ISLAMABAD, March 4: Unrest similar to one in Balochistan could erupt in Sindh province also if it were not properly paid for its natural resources, an opposition member from Sindh told the National Assembly on Friday.

Manzoor Hussain Wasan of the People's Party Parliamentarians (PPP) said during an inconclusive debate in the lower house on the Balochistan situation that Sindh was not getting its due share of revenues from its resources such as natural gas, iron and oil. He also complained about job quotas in projects and said the government was intentionally creating a situation similar to that in Balochistan.

"If the excesses continue, then the people of Sindh will think in the same way as those of Balochistan are thinking," said the member who was the first of only two members who spoke on the fourth day of the debate on Balochistan that will resume when the house reassembles on Monday at 3:30pm.

Mr Wasan said demands like increase in royalty for gas and oil and more jobs for local people in projects in their province should not be branded as something anti-Pakistan.

"If a situation is created (in Sindh) then we will also raise demands (like those made in Balochistan)," said the member whose party is the main political force in the southern province.
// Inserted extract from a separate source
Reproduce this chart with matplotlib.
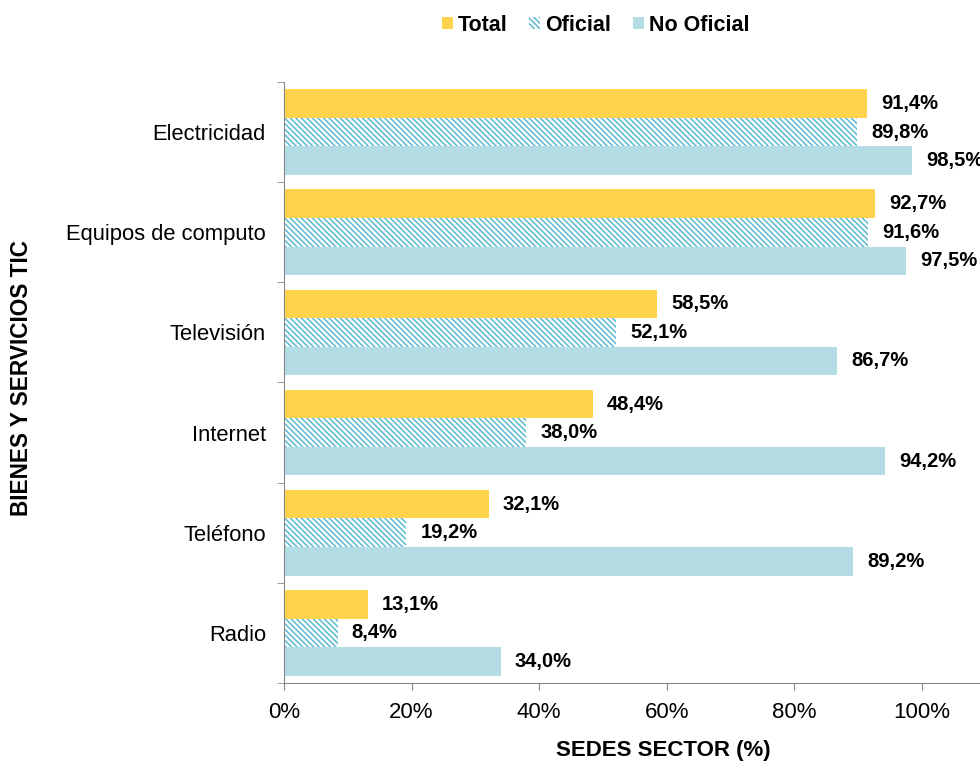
import matplotlib.pyplot as plt
import numpy as np
from matplotlib.patches import Patch

plt.rcParams['font.family'] = ['Liberation Sans', 'DejaVu Sans']
plt.rcParams['hatch.linewidth'] = 1.1

categories = ['Electricidad', 'Equipos de computo', 'Televisión', 'Internet', 'Teléfono', 'Radio']
total = [91.4, 92.7, 58.5, 48.4, 32.1, 13.1]
oficial = [89.8, 91.6, 52.1, 38.0, 19.2, 8.4]
no_oficial = [98.5, 97.5, 86.7, 94.2, 89.2, 34.0]

c_total = '#FFD34C'
c_no = '#B3DCE5'
c_hatch = '#5AB8D2'
hatch = '\\' * 6

fig = plt.figure(figsize=(9.8, 7.63), dpi=100)
ax = fig.add_axes([0.2898, 0.1049, 0.7102, 0.7876])

y = np.arange(len(categories))
h = 0.285
ax.barh(y - h, total, height=h, color=c_total, linewidth=0)
ax.barh(y, oficial, height=h, color='white', edgecolor=c_hatch, hatch=hatch, linewidth=0)
ax.barh(y + h, no_oficial, height=h, color=c_no, linewidth=0)

def fmt(v):
    return ('%.1f%%' % v).replace('.', ',')

for vals, off in [(total, -h), (oficial, 0), (no_oficial, h)]:
    for i, v in enumerate(vals):
        ax.text(v + 2.2, i + off, fmt(v), va='center', ha='left',
                fontsize=14.5, fontweight='bold')

ax.set_xlim(0, 109.1)
ax.set_ylim(len(categories) - 0.5, -0.5)
ax.set_xticks([0, 20, 40, 60, 80, 100])
ax.set_xticklabels(['0%', '20%', '40%', '60%', '80%', '100%'], fontsize=16)
ax.set_yticks(y)
ax.set_yticklabels(categories, fontsize=15.8)
ax.tick_params(axis='y', which='major', length=0, pad=13)
ax.set_yticks(np.arange(len(categories) + 1) - 0.5, minor=True)
ax.tick_params(axis='y', which='minor', length=5, color='#888888')
ax.tick_params(axis='x', length=5, color='#888888', pad=9)

for s in ['top', 'right']:
    ax.spines[s].set_visible(False)
for s in ['left', 'bottom']:
    ax.spines[s].set_color('#888888')

fig.text(0.0224, 0.505, 'BIENES Y SERVICIOS TIC', rotation=90, va='center', ha='center',
         fontsize=16.3, fontweight='bold')
fig.text(0.677, 0.017, 'SEDES SECTOR (%)', ha='center', va='center',
         fontsize=16, fontweight='bold')

handles = [Patch(facecolor=c_total, linewidth=0),
           Patch(facecolor='white', edgecolor=c_hatch, hatch=hatch, linewidth=0),
           Patch(facecolor=c_no, linewidth=0)]
fig.legend(handles, ['Total', 'Oficial', 'No Oficial'], loc='center', bbox_to_anchor=(0.608, 0.967),
           ncol=3, frameon=False, prop={'weight': 'bold', 'size': 15.5},
           handlelength=0.5, handleheight=0.5, handletextpad=0.25, columnspacing=1.0)

fig.savefig('out.png', dpi=100)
Maulana Merajuddin, a pro-MMA independent member from the troubled South Waziristan agency of the Federally Administered Tribal Areas, complained of perceived injustices done to the people of Balochistan as well as of last year's military operations in his own constituency near the Afghan border against suspected al Qaeda militants and their local harbourers.

He said patriotic Wazir people were killed to please America and was complaining about alleged mistreatment of women when deputy speaker Sardar Mohammad Yaqub, who was in the chair at the time, cut short his speech by switching off the member's mike.

Earlier, speaker Chaudhry Amir Hussain tried to discipline parliamentary secretary for defence Tanvir Hussain Syed after some opposition members accused him of adopting a non-serious attitude while replying to a call-attention notice about the sale of some PIA aircraft at "inappropriate prices" (reported separately).

"Try to be serious," the speaker told the parliamentary secretary, who insisted his comparison of refurbishing saleable planes with makeup of women for marriage was not improper.

KAMPANIAT: While Minister of State for Finance Omar Ayub Khan introduced the Companies (Amendment) Bill seeking to amend the Companies Ordinance of 1984, PPP chairman Amin Fahim objected to the translation of the word companies as "kampaniat" in the bill's official Urdu translation supplied to members.

"From where this Urdu has come?" asked Mr Fahim, to be confronted with a counter-question from the chair about what should be the proper Urdu word for companies. "I don't know," said Mr Fahim, whose mother tongue is Sindhi, but added: "It can be kampanioon, or kampanian." Nobody else seemed ready at the time to demonstrate his linguistic expertise.